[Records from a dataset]
# # #
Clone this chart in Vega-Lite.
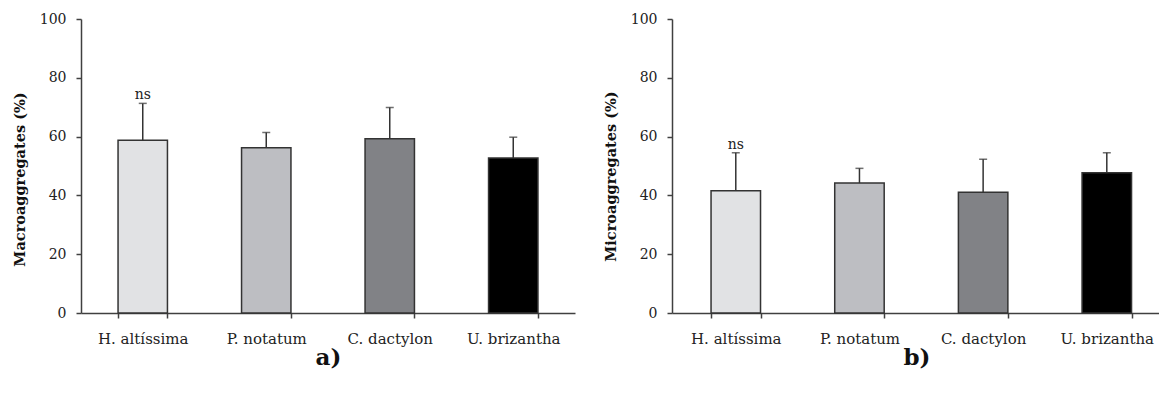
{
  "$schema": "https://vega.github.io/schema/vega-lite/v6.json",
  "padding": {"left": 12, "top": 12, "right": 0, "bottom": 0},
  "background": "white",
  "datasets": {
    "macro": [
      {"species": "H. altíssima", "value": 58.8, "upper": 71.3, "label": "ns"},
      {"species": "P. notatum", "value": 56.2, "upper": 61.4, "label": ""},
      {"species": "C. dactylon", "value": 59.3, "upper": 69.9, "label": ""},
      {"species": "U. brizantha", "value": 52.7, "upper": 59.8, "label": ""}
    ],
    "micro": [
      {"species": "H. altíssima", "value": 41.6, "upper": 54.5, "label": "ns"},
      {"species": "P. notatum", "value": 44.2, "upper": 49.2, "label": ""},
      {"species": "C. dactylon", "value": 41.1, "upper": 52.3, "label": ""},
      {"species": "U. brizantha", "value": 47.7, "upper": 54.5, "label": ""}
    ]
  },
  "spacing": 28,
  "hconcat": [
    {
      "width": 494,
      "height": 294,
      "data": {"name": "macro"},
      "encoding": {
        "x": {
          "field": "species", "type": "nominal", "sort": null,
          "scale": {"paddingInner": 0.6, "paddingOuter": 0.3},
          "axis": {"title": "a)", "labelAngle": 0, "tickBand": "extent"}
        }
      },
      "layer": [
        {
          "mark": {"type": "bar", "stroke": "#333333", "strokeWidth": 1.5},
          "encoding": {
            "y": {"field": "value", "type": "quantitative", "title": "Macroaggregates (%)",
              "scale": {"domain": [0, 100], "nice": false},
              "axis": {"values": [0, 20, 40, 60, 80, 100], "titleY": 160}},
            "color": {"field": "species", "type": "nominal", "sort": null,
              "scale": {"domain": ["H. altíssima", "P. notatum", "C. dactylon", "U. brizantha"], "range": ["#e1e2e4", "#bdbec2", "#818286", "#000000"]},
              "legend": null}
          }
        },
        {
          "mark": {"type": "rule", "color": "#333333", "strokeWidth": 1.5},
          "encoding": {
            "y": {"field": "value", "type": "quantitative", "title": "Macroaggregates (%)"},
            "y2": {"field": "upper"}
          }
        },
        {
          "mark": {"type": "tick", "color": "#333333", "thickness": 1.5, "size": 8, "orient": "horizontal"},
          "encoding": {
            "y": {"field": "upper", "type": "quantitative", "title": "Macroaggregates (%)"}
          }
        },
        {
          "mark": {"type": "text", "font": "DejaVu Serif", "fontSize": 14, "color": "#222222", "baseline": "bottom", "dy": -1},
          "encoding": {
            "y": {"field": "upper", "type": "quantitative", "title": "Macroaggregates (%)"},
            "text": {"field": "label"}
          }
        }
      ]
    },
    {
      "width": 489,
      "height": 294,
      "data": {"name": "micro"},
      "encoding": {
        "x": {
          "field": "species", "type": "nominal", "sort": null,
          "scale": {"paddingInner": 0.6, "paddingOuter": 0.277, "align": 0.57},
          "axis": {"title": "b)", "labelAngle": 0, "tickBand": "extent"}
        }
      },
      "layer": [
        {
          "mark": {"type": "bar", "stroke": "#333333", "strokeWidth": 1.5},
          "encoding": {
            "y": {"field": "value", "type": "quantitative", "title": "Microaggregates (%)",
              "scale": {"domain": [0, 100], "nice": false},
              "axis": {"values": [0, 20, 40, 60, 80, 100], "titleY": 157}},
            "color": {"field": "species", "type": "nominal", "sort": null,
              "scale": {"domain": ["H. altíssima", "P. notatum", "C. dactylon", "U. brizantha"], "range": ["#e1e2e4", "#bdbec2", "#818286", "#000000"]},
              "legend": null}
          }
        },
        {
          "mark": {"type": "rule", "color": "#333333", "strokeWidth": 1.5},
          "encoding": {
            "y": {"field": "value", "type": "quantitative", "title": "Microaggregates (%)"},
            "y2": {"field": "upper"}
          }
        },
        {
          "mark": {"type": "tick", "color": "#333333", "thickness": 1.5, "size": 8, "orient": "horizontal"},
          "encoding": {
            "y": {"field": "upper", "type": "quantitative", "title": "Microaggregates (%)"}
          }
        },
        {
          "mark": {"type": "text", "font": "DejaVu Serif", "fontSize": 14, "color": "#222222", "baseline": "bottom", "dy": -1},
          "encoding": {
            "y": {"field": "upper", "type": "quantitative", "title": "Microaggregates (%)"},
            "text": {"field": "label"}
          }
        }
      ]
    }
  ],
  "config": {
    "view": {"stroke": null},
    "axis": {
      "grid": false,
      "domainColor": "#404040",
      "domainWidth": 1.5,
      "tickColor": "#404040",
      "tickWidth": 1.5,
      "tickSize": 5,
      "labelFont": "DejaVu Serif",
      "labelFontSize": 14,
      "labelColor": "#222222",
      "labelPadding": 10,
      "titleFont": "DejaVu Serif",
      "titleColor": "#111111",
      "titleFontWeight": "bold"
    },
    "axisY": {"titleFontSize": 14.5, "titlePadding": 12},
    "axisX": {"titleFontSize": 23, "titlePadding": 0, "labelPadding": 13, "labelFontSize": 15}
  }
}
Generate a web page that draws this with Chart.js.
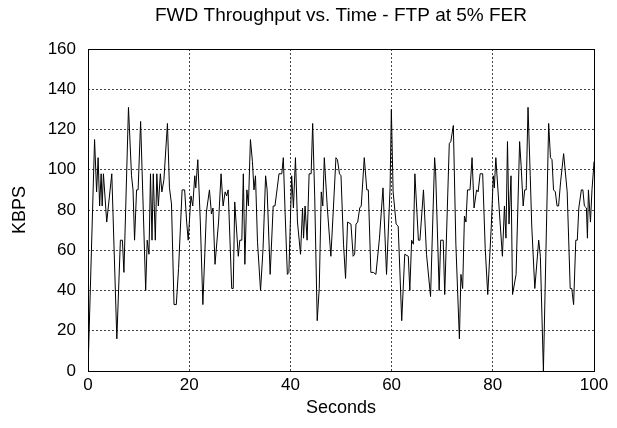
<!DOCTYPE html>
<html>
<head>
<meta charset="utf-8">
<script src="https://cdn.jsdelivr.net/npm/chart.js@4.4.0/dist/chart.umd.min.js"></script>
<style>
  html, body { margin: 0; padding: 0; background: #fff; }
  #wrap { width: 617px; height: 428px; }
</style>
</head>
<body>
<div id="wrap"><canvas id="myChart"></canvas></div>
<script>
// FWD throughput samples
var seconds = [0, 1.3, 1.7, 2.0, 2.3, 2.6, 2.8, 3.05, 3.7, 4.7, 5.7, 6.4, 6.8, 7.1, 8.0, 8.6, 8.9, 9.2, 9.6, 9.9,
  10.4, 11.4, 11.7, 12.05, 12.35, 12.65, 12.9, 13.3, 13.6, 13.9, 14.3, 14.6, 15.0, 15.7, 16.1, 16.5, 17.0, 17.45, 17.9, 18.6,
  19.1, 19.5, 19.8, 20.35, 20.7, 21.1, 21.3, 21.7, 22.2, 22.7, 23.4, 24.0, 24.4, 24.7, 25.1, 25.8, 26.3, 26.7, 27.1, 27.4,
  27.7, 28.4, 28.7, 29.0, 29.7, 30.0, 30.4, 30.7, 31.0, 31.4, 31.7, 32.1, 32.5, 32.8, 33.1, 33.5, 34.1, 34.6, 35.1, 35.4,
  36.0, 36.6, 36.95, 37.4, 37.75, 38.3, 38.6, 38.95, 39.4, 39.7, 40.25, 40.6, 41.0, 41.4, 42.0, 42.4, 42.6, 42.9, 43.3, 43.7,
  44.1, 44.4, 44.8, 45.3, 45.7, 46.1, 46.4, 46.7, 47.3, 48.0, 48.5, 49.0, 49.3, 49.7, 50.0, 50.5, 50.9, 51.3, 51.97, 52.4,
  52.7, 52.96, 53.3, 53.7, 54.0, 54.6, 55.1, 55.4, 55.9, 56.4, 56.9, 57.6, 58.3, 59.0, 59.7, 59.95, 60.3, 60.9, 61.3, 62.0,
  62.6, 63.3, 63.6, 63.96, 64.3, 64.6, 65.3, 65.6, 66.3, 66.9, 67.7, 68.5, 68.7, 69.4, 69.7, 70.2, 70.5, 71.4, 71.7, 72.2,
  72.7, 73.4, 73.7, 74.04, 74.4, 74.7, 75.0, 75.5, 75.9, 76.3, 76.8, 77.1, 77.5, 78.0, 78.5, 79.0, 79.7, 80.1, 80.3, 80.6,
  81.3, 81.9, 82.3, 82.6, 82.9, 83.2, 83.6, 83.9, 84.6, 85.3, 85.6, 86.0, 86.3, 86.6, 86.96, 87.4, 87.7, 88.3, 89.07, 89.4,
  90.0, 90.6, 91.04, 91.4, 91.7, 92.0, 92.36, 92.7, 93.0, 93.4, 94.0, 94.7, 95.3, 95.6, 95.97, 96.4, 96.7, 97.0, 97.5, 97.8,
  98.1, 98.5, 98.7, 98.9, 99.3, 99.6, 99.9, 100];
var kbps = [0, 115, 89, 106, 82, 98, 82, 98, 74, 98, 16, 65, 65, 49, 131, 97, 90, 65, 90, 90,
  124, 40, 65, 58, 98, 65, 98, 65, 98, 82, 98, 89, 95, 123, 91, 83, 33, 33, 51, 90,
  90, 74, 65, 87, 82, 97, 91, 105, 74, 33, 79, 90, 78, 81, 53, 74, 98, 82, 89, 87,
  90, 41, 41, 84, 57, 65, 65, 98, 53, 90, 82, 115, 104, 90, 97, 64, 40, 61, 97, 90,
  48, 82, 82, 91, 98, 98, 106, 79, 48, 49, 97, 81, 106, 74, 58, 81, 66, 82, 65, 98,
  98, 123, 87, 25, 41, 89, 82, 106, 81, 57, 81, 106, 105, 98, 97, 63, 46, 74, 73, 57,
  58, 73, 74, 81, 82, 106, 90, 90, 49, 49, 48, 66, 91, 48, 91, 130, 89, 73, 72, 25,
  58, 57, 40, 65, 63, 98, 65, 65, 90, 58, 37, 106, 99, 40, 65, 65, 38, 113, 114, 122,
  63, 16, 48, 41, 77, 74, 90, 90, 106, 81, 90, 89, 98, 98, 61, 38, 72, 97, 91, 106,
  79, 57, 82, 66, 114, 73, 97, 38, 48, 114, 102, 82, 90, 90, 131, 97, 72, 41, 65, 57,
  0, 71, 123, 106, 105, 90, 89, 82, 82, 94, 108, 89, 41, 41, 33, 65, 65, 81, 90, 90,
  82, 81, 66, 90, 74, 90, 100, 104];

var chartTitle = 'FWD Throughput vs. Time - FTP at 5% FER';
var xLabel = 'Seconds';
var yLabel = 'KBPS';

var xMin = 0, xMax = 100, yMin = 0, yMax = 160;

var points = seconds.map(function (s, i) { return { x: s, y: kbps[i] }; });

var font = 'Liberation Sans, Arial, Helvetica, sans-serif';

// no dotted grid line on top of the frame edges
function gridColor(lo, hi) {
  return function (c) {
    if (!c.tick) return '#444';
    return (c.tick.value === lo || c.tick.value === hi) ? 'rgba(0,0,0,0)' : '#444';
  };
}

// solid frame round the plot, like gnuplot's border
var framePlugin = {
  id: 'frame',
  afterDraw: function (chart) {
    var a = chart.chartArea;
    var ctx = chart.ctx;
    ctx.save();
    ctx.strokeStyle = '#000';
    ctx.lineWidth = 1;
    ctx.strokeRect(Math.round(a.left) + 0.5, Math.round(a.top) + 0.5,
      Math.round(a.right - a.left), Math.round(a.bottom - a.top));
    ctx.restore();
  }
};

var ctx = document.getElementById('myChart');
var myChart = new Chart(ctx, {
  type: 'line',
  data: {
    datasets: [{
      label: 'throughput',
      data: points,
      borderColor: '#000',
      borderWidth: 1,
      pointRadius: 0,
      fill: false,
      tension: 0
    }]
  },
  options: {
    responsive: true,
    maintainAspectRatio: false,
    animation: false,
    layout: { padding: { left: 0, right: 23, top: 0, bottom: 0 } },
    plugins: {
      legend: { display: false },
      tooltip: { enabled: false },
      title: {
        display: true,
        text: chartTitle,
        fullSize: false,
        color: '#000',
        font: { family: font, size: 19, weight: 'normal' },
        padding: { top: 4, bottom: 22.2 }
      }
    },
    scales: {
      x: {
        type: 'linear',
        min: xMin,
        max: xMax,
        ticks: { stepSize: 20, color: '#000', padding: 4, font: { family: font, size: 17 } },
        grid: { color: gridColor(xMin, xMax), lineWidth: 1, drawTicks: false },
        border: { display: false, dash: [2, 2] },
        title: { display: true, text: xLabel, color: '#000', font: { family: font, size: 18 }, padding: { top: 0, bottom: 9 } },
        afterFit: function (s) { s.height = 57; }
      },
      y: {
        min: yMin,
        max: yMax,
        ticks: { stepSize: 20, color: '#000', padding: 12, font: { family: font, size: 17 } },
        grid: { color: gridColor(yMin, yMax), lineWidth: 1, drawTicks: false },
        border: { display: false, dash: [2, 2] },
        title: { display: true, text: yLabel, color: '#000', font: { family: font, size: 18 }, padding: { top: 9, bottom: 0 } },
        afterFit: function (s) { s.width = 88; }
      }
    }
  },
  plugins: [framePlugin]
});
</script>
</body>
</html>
# # #
* [What needs to be done]
The answer should be a single number: the count of lines in the data that include the string "this".

* [Complete response]
2